Recep Tayyip Erdoğan’ın yüksek tempoda cereyan eden Avrupa ve ABD gezileri sırasındaki üslubu, konuşmaları, hal ve etvarı kimimize zaman zaman acemice, tecrübesizce, hatta biraz apar topar gelmiş olabilir, ama bir hususu tespit etmek zorundayız: Genel çerçevede bu ‘acele’, Avrupa’nın sarsılmasına, hatta telaşlanmasına ve bu telaşla da dönüp kendini, kimliğini tartışmaya başlamasına neden oldu. İslamiyet ile demokrasi bir arada bulunabilir mi? Hıristiyan bir kıtanın Müslüman bir üyesi olabilir mi? Türkiye, Avrupa için toplumsal ve ekonomik bir yük olabilir mi? Türkiye ile canımız ihtiyacımız olduğu zaman flört edip ihtiyacımız olmadığı zaman ayrı dünyaların insanları olduğumuzu söyleyebilir miyiz? Geniş görüşlü, merak hasletine sahip ve çevik Avrupa düşüncesi ne kadar zamandır kendi sınırlarının dışına bakmayı ihmal ediyor?...
Velhasıl, Avrupa’nın kendine sorduğu sorular az değil bu dönemde ve AB Genişleme Uzmanı Cengiz Aktar’ın da belirttiği gibi, bu sorular henüz Türkiye içeriye adımını atmadan sorulmaya başlandı.
Türkiye, bu doğru soruların sorulmasını, hatta Avrupa’nın bilinçaltının dalgalanmasını sağladı. İyidir bu.

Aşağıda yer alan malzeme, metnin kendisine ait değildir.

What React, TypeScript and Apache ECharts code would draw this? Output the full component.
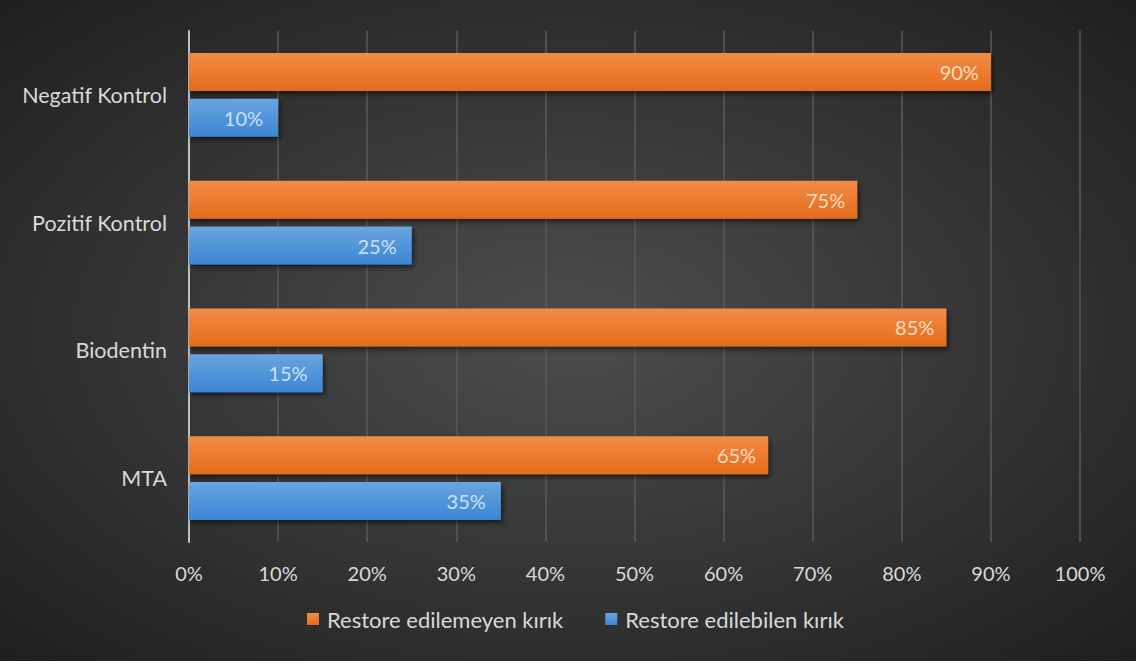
import React, { useEffect, useRef } from "react";
import * as echarts from "echarts";

const categories = ["Negatif Kontrol", "Pozitif Kontrol", "Biodentin", "MTA"];
const seriesNames = ["Restore edilemeyen kırık", "Restore edilebilen kırık"];
const nonRestorable = [90, 75, 85, 65];
const restorable = [10, 25, 15, 35];
const xTicks = [0, 10, 20, 30, 40, 50, 60, 70, 80, 90, 100];

const FONT = "Lato, 'Open Sans', sans-serif";
const FS = 20;

export default function App() {
  const ref = useRef<HTMLDivElement>(null);
  useEffect(() => {
    document.body.style.margin = "0";
    document.body.style.background = "#ffffff";
    const chart = echarts.init(ref.current!, null, { renderer: "svg" });
    const orangeGrad = new echarts.graphic.LinearGradient(0, 0, 0, 1, [
      { offset: 0, color: "#f38c47" },
      { offset: 1, color: "#e46c1b" },
    ]);
    const blueGrad = new echarts.graphic.LinearGradient(0, 0, 0, 1, [
      { offset: 0, color: "#6aa5e0" },
      { offset: 1, color: "#3a86d3" },
    ]);
    chart.setOption({
      animation: false,
      backgroundColor: new echarts.graphic.RadialGradient(0.5, 0.5, 0.75, [
        { offset: 0, color: "#4d4d4d" },
        { offset: 1, color: "#1c1c1c" },
      ]),
      grid: { left: 189, right: 56, top: 31, bottom: 119, containLabel: false },
      legend: {
        top: 608,
        left: 307,
        padding: 0,
        itemWidth: 12,
        itemHeight: 12,
        itemGap: 42,
        icon: "rect",
        textStyle: { color: "#d9d9d9", fontSize: 22, fontFamily: FONT, padding: [0, 0, 0, 3] },
        data: seriesNames,
      },
      xAxis: {
        type: "value",
        min: 0,
        max: 100,
        interval: 10,
        axisLine: { show: false },
        axisTick: { show: false },
        splitLine: { show: true, lineStyle: { color: "#5a5a5a", width: 1.5 } },
        axisLabel: {
          color: "#d9d9d9",
          fontSize: FS,
          fontFamily: FONT,
          margin: 21,
          formatter: (v: number) => (xTicks.includes(v) ? v + "%" : ""),
        },
      },
      yAxis: {
        type: "category",
        inverse: true,
        data: categories,
        axisLine: { show: true, lineStyle: { color: "#bfbfbf", width: 2 } },
        axisTick: { show: false },
        axisLabel: { color: "#d9d9d9", fontSize: 21.5, fontFamily: FONT, margin: 22 },
      },
      series: [
        {
          name: seriesNames[0],
          type: "bar",
          data: nonRestorable,
          barWidth: 38,
          barGap: "21%",
          itemStyle: {
            color: orangeGrad,
            shadowColor: "rgba(0,0,0,0.55)",
            shadowBlur: 5,
            shadowOffsetX: 2,
            shadowOffsetY: 3,
          },
          label: {
            show: true,
            position: "insideRight",
            distance: 12,
            color: "rgba(255,236,220,0.88)",
            fontSize: FS,
            fontFamily: FONT,
            formatter: (p: any) => p.value + "%",
          },
        },
        {
          name: seriesNames[1],
          type: "bar",
          data: restorable,
          barWidth: 38,
          itemStyle: {
            color: blueGrad,
            shadowColor: "rgba(0,0,0,0.55)",
            shadowBlur: 5,
            shadowOffsetX: 2,
            shadowOffsetY: 3,
          },
          label: {
            show: true,
            position: "insideRight",
            distance: 15,
            color: "rgba(226,236,250,0.88)",
            fontSize: FS,
            fontFamily: FONT,
            formatter: (p: any) => p.value + "%",
          },
        },
      ],
    });
    return () => chart.dispose();
  }, []);
  return <div ref={ref} style={{ width: 1136, height: 661 }} />;
}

Türkiye, Avrupa Birliği’nden beklediği tarihi alamazsa, yani müzakerelerin başlaması için 2005 yılı uygun bulunursa ne olacak?
Doğrusu, değişen bir şey olmayacak. Hatta, buna bir kayıp, bir yenilgi gözüyle de bakmamak gerekiyor. Sadece, Avrupa ya da Batı dünyası hakkında bir şey daha öğrenmiş olacağız. Evet, AB’ye yönelik heyecanda bir tavsama olacak, ancak bunun çok belirleyici olacağını söylemek mümkün değil pek. Çünkü eninde sonunda gerçekleşecek AB üyeliği. Dolayısıyla, ‘üyelik’ bir amaç olmaktan çıkıp bir sürecin adı haline gelecek ve en nihayetinde bundan istifade eden de Türkiye olacak.
Sonuç olarak, kimlik meselesini tartışmaya başladıysa Avrupa, onun da biraz zamana ihtiyacı vardır belki.